▶ AIM: Can you set down, exactly as they appear below, the lines from the opening of the material through the one bearing "y_ticks = [30, 40, 50, 60, 70, 80, 90, 100]", minus the pictures?

▶ RAW DATA:

>> BEGIN

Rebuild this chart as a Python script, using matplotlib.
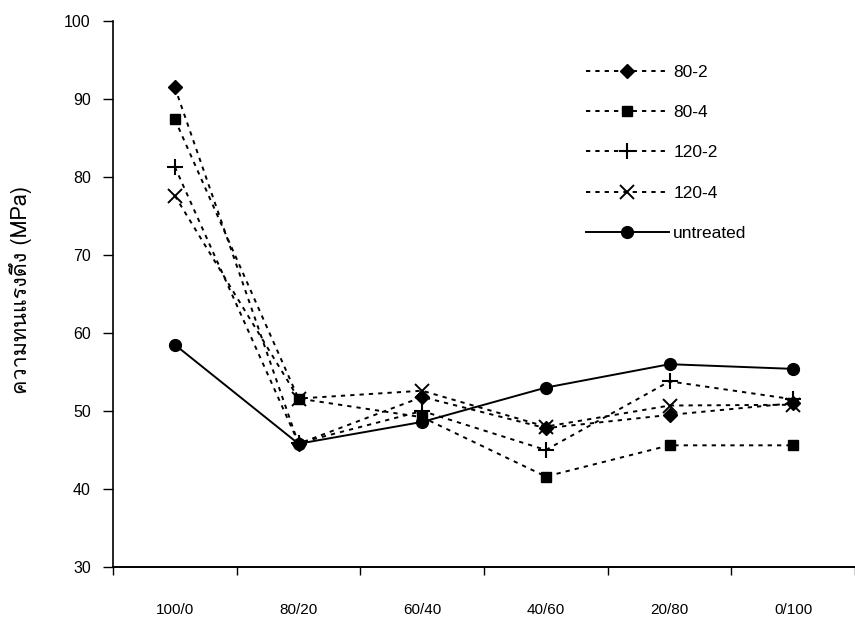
import matplotlib
matplotlib.use("Agg")
import matplotlib.pyplot as plt
from matplotlib import font_manager
from matplotlib.ft2font import FT2Font
from matplotlib.lines import Line2D

# --- data -------------------------------------------------------------
categories = ["100/0", "80/20", "60/40", "40/60", "20/80", "0/100"]
s_80_2 = [91.5, 45.8, 51.8, 47.8, 49.5, 51.0]
s_80_4 = [87.4, 51.6, 49.2, 41.6, 45.6, 45.6]
s_120_2 = [81.3, 45.9, 50.0, 45.0, 53.8, 51.5]
s_120_4 = [77.6, 51.6, 52.6, 48.0, 50.7, 50.8]
untreated = [58.5, 45.8, 48.6, 53.0, 56.0, 55.4]
series_names = ["80-2", "80-4", "120-2", "120-4", "untreated"]
y_label = "ความทนแรงดึง (MPa)"
y_ticks = [30, 40, 50, 60, 70, 80, 90, 100]


def find_thai_font():
    for fe in font_manager.fontManager.ttflist:
        try:
            cmap = FT2Font(fe.fname).get_charmap()
        except Exception:
            continue
        if 0x0E04 in cmap and 0x0E27 in cmap:
            return fe.name
    return None


thai = find_thai_font()
base_font = "Liberation Sans"
plt.rcParams["font.family"] = [base_font, "DejaVu Sans"]

fig = plt.figure(figsize=(8.55, 6.25), dpi=100)
W, H = 855, 625
x0, x1 = 113, 855
ytop, ybot = 21, 567
ax = fig.add_axes([x0 / W, (H - ybot) / H, (x1 - x0) / W, (ybot - ytop) / H])

x = list(range(len(categories)))
dot = (0, (2.2, 2.6))
styles = [
    dict(marker="D", ms=7.5, ls=dot, mfc="k", mec="k"),
    dict(marker="s", ms=6.8, ls=dot, mfc="k", mec="k"),
    dict(marker="+", ms=11, mew=1.5, ls=dot),
    dict(marker="x", ms=10.5, mew=1.4, ls=dot),
    dict(marker="o", ms=8.5, ls="-", mfc="k", mec="k"),
]
data = [s_80_2, s_80_4, s_120_2, s_120_4, untreated]
for vals, st in zip(data, styles):
    ax.plot(x, vals, color="k", lw=1.4, **st)

ax.set_ylim(30, 100)
ax.set_xlim(-0.5, (x1 - x0) / 124.6 - 0.5)
ax.set_yticks(y_ticks)
ax.tick_params(axis="y", direction="out", length=7, width=1, pad=9,
               labelsize=11.5)
# boundary ticks between categories, labels centred under each category
ax.set_xticks([i - 0.5 for i in range(len(categories) + 1)])
ax.set_xticklabels([])
ax.set_xticks(x, minor=True)
ax.set_xticklabels(categories, minor=True, fontsize=11)
ax.tick_params(axis="x", which="major", direction="out", length=6, width=1)
ax.tick_params(axis="x", which="minor", length=0, pad=26)
for s in ["top", "right"]:
    ax.spines[s].set_visible(False)
ax.spines["left"].set_linewidth(1.2)
ax.spines["bottom"].set_linewidth(1.4)

lab_family = [thai, base_font] if thai else [base_font]
ax.set_ylabel(y_label, family=lab_family, fontsize=15.5)
ax.yaxis.set_label_coords(-0.109, 0.507)

handles = [Line2D([], [], color="k", lw=1.4, **st) for st in styles]
fig.legend(handles, series_names, loc="upper left",
           bbox_to_anchor=(570 / W, 1 - 49 / H), frameon=False,
           fontsize=12.5, handlelength=4.8, labelspacing=1.45,
           handletextpad=0.25)

fig.savefig("out.png", dpi=100)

>> END

▶ RESPONSE TO THIS EXERCISE:
Rebuild this chart as a Python script, using matplotlib.
import matplotlib
matplotlib.use("Agg")
import matplotlib.pyplot as plt
from matplotlib import font_manager
from matplotlib.ft2font import FT2Font
from matplotlib.lines import Line2D

# --- data -------------------------------------------------------------
categories = ["100/0", "80/20", "60/40", "40/60", "20/80", "0/100"]
s_80_2 = [91.5, 45.8, 51.8, 47.8, 49.5, 51.0]
s_80_4 = [87.4, 51.6, 49.2, 41.6, 45.6, 45.6]
s_120_2 = [81.3, 45.9, 50.0, 45.0, 53.8, 51.5]
s_120_4 = [77.6, 51.6, 52.6, 48.0, 50.7, 50.8]
untreated = [58.5, 45.8, 48.6, 53.0, 56.0, 55.4]
series_names = ["80-2", "80-4", "120-2", "120-4", "untreated"]
y_label = "ความทนแรงดึง (MPa)"
y_ticks = [30, 40, 50, 60, 70, 80, 90, 100]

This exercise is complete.